Adelaide Education Academy inaugural members

Adelaide Education Academy inaugural members
The University of Adelaide has launched a new academy for staff who specialise in teaching in a first for an Australian university.

The initiative continues the transformation of the teaching and learning experience for both students and staff at the University. So far 49 highly-regarded teaching staff have been inducted into the Adelaide Education Academy with academics from each of the University’s five faculties.

Vice-Chancellor and President, Professor Warren Bebbington, says the intention is to induct a total of 100 academics.

“In a research-intensive university, it is a challenge for staff to be recognised as real academics for teaching alone,” he says.

“By establishing the Adelaide Education Academy, we are saying teaching is a noble career in a university with its own unique rewards and privileges.”

Professor Bebbington says the University is opening a pathway for staff to be promoted all the way to professor for their teaching alone. 

“Through its members, the academy will become a symbol of the University’s unique learning and teaching proposition which, to the great benefit of our students, is at the centre of our strategic direction,” he says.

“Among the first members of the academy are academics who have played an outstanding role in the quality of education at our University for many years.”

Academy members include Associate Professor Elizabeth Koch OAM, Head of Classical Performance with the Elder Conservatorium of Music, and Associate Professor Colin Kestell from the School of Mechanical Engineering.
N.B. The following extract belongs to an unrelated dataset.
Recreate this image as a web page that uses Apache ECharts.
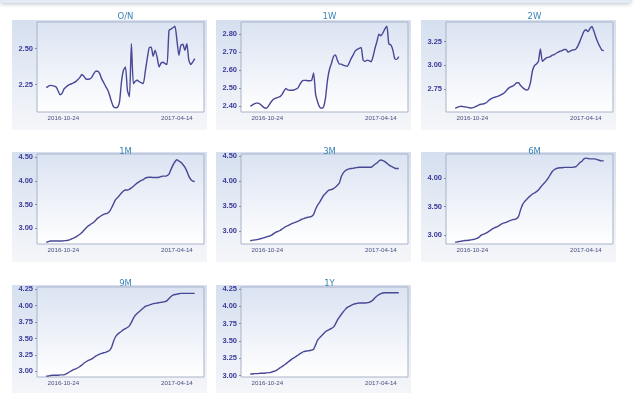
<!DOCTYPE html>
<html>
<head>
<meta charset="utf-8">
<script src="https://cdn.jsdelivr.net/npm/echarts@6/dist/echarts.min.js"></script>
<style>
html,body{margin:0;padding:0;background:#ffffff;}
#chart{width:638px;height:393px;}
</style>
</head>
<body>
<div id="chart"></div>
<script>
// ---- data ----
const dates = [
'2016-09-28','2016-10-01','2016-10-04','2016-10-07','2016-10-10','2016-10-13','2016-10-16','2016-10-19','2016-10-22','2016-10-25',
'2016-10-28','2016-10-31','2016-11-03','2016-11-06','2016-11-09','2016-11-12','2016-11-15','2016-11-18','2016-11-21','2016-11-24',
'2016-11-27','2016-11-30','2016-12-03','2016-12-06','2016-12-09','2016-12-12','2016-12-15','2016-12-18','2016-12-21','2016-12-24',
'2016-12-27','2016-12-30','2017-01-02','2017-01-05','2017-01-08','2017-01-11','2017-01-14','2017-01-17','2017-01-20','2017-01-23',
'2017-01-26','2017-01-29','2017-02-01','2017-02-04','2017-02-07','2017-02-10','2017-02-13','2017-02-16','2017-02-19','2017-02-22',
'2017-02-25','2017-02-28','2017-03-03','2017-03-06','2017-03-09','2017-03-12','2017-03-15','2017-03-18','2017-03-21','2017-03-24',
'2017-03-27','2017-03-30','2017-04-02','2017-04-05','2017-04-08','2017-04-11','2017-04-14','2017-04-17','2017-04-20','2017-04-23',
'2017-04-26','2017-04-29','2017-05-02','2017-05-05','2017-05-08','2017-05-11'
];
const xTickLabels = ['2016-10-24', '2017-04-14'];

const panelNames = ['O/N', '1W', '2W', '1M', '3M', '6M', '9M', '1Y'];

const onValues = [2.229,2.238,2.245,2.243,2.24,2.234,2.206,2.18,2.19,2.22,
2.234,2.245,2.252,2.257,2.264,2.273,2.285,2.30,2.32,2.308,
2.29,2.287,2.29,2.30,2.326,2.343,2.343,2.326,2.29,2.264,
2.238,2.215,2.176,2.13,2.095,2.09,2.093,2.13,2.27,2.35,
2.373,2.21,2.165,2.535,2.257,2.273,2.28,2.27,2.264,2.257,
2.34,2.43,2.507,2.51,2.447,2.49,2.44,2.373,2.40,2.405,
2.396,2.39,2.627,2.636,2.645,2.655,2.558,2.454,2.523,2.53,
2.488,2.535,2.42,2.39,2.407,2.43];

const w1Values = [2.40,2.406,2.413,2.417,2.417,2.411,2.402,2.392,2.389,2.398,
2.415,2.43,2.44,2.445,2.449,2.453,2.464,2.483,2.498,2.49,
2.488,2.488,2.49,2.494,2.50,2.52,2.537,2.543,2.543,2.541,
2.541,2.543,2.584,2.467,2.425,2.396,2.389,2.396,2.445,2.543,
2.603,2.637,2.674,2.684,2.655,2.633,2.633,2.627,2.623,2.621,
2.64,2.665,2.684,2.706,2.715,2.72,2.725,2.655,2.648,2.655,
2.652,2.646,2.674,2.721,2.759,2.798,2.79,2.806,2.828,2.843,
2.744,2.74,2.712,2.663,2.659,2.674];

const w2Values = [2.544,2.555,2.562,2.566,2.562,2.559,2.555,2.551,2.548,2.551,
2.559,2.569,2.58,2.587,2.59,2.597,2.608,2.63,2.644,2.654,
2.661,2.668,2.675,2.686,2.697,2.711,2.736,2.757,2.771,2.778,
2.793,2.814,2.814,2.785,2.764,2.746,2.736,2.75,2.817,2.941,
2.995,3.012,3.04,3.172,3.04,3.059,3.076,3.083,3.09,3.105,
3.112,3.126,3.137,3.147,3.154,3.165,3.165,3.137,3.147,3.158,
3.161,3.172,3.207,3.254,3.307,3.356,3.374,3.356,3.385,3.41,
3.36,3.296,3.243,3.197,3.161,3.154];

const m1Values = [2.70,2.717,2.73,2.73,2.73,2.73,2.73,2.73,2.73,2.738,
2.738,2.745,2.76,2.78,2.795,2.816,2.844,2.872,2.908,2.957,
3.0,3.042,3.07,3.10,3.127,3.17,3.212,3.24,3.268,3.29,
3.304,3.318,3.353,3.43,3.516,3.60,3.644,3.693,3.743,3.785,
3.806,3.806,3.82,3.849,3.884,3.92,3.955,3.983,4.005,4.026,
4.054,4.068,4.075,4.075,4.068,4.068,4.068,4.075,4.09,4.097,
4.097,4.11,4.14,4.24,4.33,4.40,4.443,4.415,4.387,4.344,
4.288,4.203,4.097,4.026,3.99,3.983];

const m3Values = [2.801,2.808,2.815,2.821,2.828,2.841,2.848,2.861,2.874,2.887,
2.90,2.92,2.947,2.973,2.987,3.006,3.033,3.059,3.086,3.105,
3.125,3.145,3.158,3.172,3.191,3.211,3.231,3.244,3.258,3.271,
3.277,3.29,3.33,3.43,3.515,3.568,3.64,3.707,3.747,3.793,
3.82,3.826,3.846,3.872,3.912,3.958,4.09,4.163,4.203,4.229,
4.242,4.249,4.255,4.262,4.269,4.275,4.275,4.275,4.275,4.275,
4.275,4.275,4.30,4.335,4.36,4.40,4.42,4.407,4.387,4.355,
4.322,4.295,4.275,4.255,4.249,4.249];

const m6Values = [2.873,2.88,2.886,2.892,2.898,2.904,2.904,2.91,2.916,2.922,
2.928,2.94,2.964,2.994,3.012,3.024,3.042,3.066,3.09,3.114,
3.132,3.145,3.163,3.187,3.205,3.217,3.229,3.247,3.259,3.271,
3.277,3.289,3.331,3.446,3.536,3.59,3.627,3.663,3.693,3.723,
3.741,3.765,3.795,3.837,3.88,3.916,3.958,4.006,4.066,4.12,
4.15,4.169,4.181,4.187,4.187,4.193,4.193,4.193,4.193,4.193,
4.199,4.205,4.241,4.277,4.301,4.343,4.355,4.349,4.343,4.343,
4.343,4.337,4.325,4.313,4.307,4.307];

const m9Values = [2.922,2.927,2.932,2.938,2.938,2.938,2.938,2.943,2.943,2.943,
2.958,2.974,2.995,3.01,3.026,3.036,3.052,3.073,3.094,3.12,
3.141,3.161,3.172,3.187,3.208,3.229,3.245,3.26,3.271,3.281,
3.286,3.302,3.318,3.365,3.458,3.526,3.563,3.589,3.609,3.635,
3.651,3.667,3.693,3.745,3.807,3.854,3.885,3.911,3.937,3.964,
3.99,4.0,4.01,4.021,4.031,4.036,4.042,4.047,4.052,4.057,
4.062,4.078,4.109,4.141,4.161,4.172,4.177,4.182,4.188,4.188,
4.188,4.188,4.188,4.188,4.188,4.188];

const y1Values = [3.024,3.024,3.029,3.029,3.029,3.034,3.034,3.034,3.039,3.043,
3.043,3.053,3.063,3.072,3.092,3.111,3.13,3.15,3.169,3.193,
3.217,3.237,3.256,3.275,3.294,3.314,3.333,3.347,3.352,3.357,
3.362,3.367,3.381,3.444,3.512,3.545,3.574,3.603,3.632,3.652,
3.666,3.681,3.70,3.743,3.801,3.845,3.883,3.922,3.956,3.985,
3.999,4.014,4.028,4.038,4.042,4.047,4.047,4.047,4.047,4.052,
4.057,4.071,4.091,4.125,4.149,4.168,4.182,4.192,4.197,4.197,
4.197,4.197,4.197,4.197,4.197,4.197];

const allValues = [onValues, w1Values, w2Values, m1Values, m3Values, m6Values, m9Values, y1Values];

// y tick labels per panel
const onTicks = [2.25, 2.50];
const w1Ticks = [2.40, 2.50, 2.60, 2.70, 2.80];
const w2Ticks = [2.75, 3.00, 3.25];
const m1Ticks = [3.00, 3.50, 4.00, 4.50];
const m3Ticks = [3.00, 3.50, 4.00, 4.50];
const m6Ticks = [3.00, 3.50, 4.00];
const m9Ticks = [3.00, 3.25, 3.50, 3.75, 4.00, 4.25];
const y1Ticks = [3.00, 3.25, 3.50, 3.75, 4.00, 4.25];
const allTicks = [onTicks, w1Ticks, w2Ticks, m1Ticks, m3Ticks, m6Ticks, m9Ticks, y1Ticks];

// ---- layout / style ----
const yMin = [2.06, 2.368, 2.505, 2.667, 2.735, 2.843, 2.911, 2.98];
const yMax = [2.685, 2.866, 3.456, 4.564, 4.54, 4.428, 4.286, 4.279];
const colLeft = [37, 241, 446];
const rowTop = [22, 154, 287];
const titleCenterY = [13, 148, 280];
const plotW = 167, plotH = 90;

function toT(s) {
  const p = s.split('-');
  return Date.UTC(+p[0], +p[1] - 1, +p[2]);
}
const xMinT = toT('2016-09-14');
const xMaxT = toT('2017-05-25');
const xTickT = xTickLabels.map(toT);
const dateT = dates.map(toT);

const chart = echarts.init(document.getElementById('chart'));

const grids = [], xAxes = [], yAxes = [], series = [], titles = [], graphics = [];

graphics.push({
  type: 'rect', z: -10,
  shape: { x: 0, y: -6, width: 631, height: 9, r: 3 },
  style: { fill: '#e3ebf5', shadowBlur: 4, shadowColor: 'rgba(60,80,110,0.35)', shadowOffsetY: 1 }
});

for (let i = 0; i < 8; i++) {
  const col = i % 3, row = Math.floor(i / 3);
  const left = colLeft[col], top = rowTop[row];
  graphics.push({
    type: 'rect', z: -5,
    shape: { x: left - 25, y: top - 2, width: 195, height: 110 },
    style: {
      fill: new echarts.graphic.LinearGradient(0, 0, 0, 1, [
        { offset: 0, color: '#d5dfef' },
        { offset: 0.6, color: '#e9eef6' },
        { offset: 1, color: '#f5f6f9' }
      ])
    }
  });
  grids.push({
    left: left, top: top, width: plotW, height: plotH,
    show: true, borderColor: '#a9b3c7', borderWidth: 1,
    backgroundColor: new echarts.graphic.LinearGradient(0, 0, 0, 1, [
      { offset: 0, color: '#dbe3f2' },
      { offset: 1, color: '#ffffff' }
    ])
  });
  titles.push({
    text: panelNames[i],
    left: left + plotW / 2,
    top: titleCenterY[row] - 6,
    textAlign: 'center',
    textStyle: { fontFamily: 'DejaVu Sans', fontSize: 8.5, fontWeight: 'normal', color: '#3a84b4' }
  });
  xAxes.push({
    type: 'value', gridIndex: i, min: xMinT, max: xMaxT,
    axisLine: { show: false },
    axisTick: { show: false },
    splitLine: { show: false },
    axisLabel: {
      customValues: xTickT,
      margin: 3,
      fontFamily: 'Liberation Sans', fontSize: 6.2, color: '#4a4f80',
      formatter: function (v) {
        const k = xTickT.indexOf(v);
        return k >= 0 ? xTickLabels[k] : '';
      }
    }
  });
  const ticks = allTicks[i];
  yAxes.push({
    type: 'value', gridIndex: i, min: yMin[i], max: yMax[i],
    axisLine: { show: false },
    axisTick: { show: true, customValues: ticks, length: 2, lineStyle: { color: '#8890a8' } },
    splitLine: { show: false },
    axisLabel: {
      customValues: ticks,
      margin: 4,
      fontFamily: 'Liberation Sans', fontSize: 7.5, fontWeight: 'bold', color: '#3a3a9c',
      formatter: v => v.toFixed(2)
    }
  });
  const vals = allValues[i];
  series.push({
    type: 'line', xAxisIndex: i, yAxisIndex: i,
    data: dateT.map((t, k) => [t, vals[k]]),
    showSymbol: false, smooth: 0.2, silent: true,
    lineStyle: { color: '#484896', width: 1.4 }
  });
}

chart.setOption({
  animation: false,
  backgroundColor: '#ffffff',
  title: titles,
  grid: grids,
  xAxis: xAxes,
  yAxis: yAxes,
  series: series,
  graphic: graphics
});
</script>
</body>
</html>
Both are past winners of the University’s long-running Stephen Cole the Elder Prize for Excellence in Teaching.

“The new education academy has already opened up opportunities for greater collaboration between teaching focused academics in all faculties of the University,” says Associate Professor Koch.

“I am particularly looking forward to sharing knowledge on aspects of teaching and learning practice with colleagues in other disciplines. Learning from other teachers outside one’s own specialisation will no doubt be very useful and inspiring and will facilitate reflection on learning and teaching approaches.”

Members of the academy have exclusive opportunities to bid for learning and teaching advancement grants, apply for promotion based on their teaching and learning activities, and have access to support in the form of teaching-focused special study programs.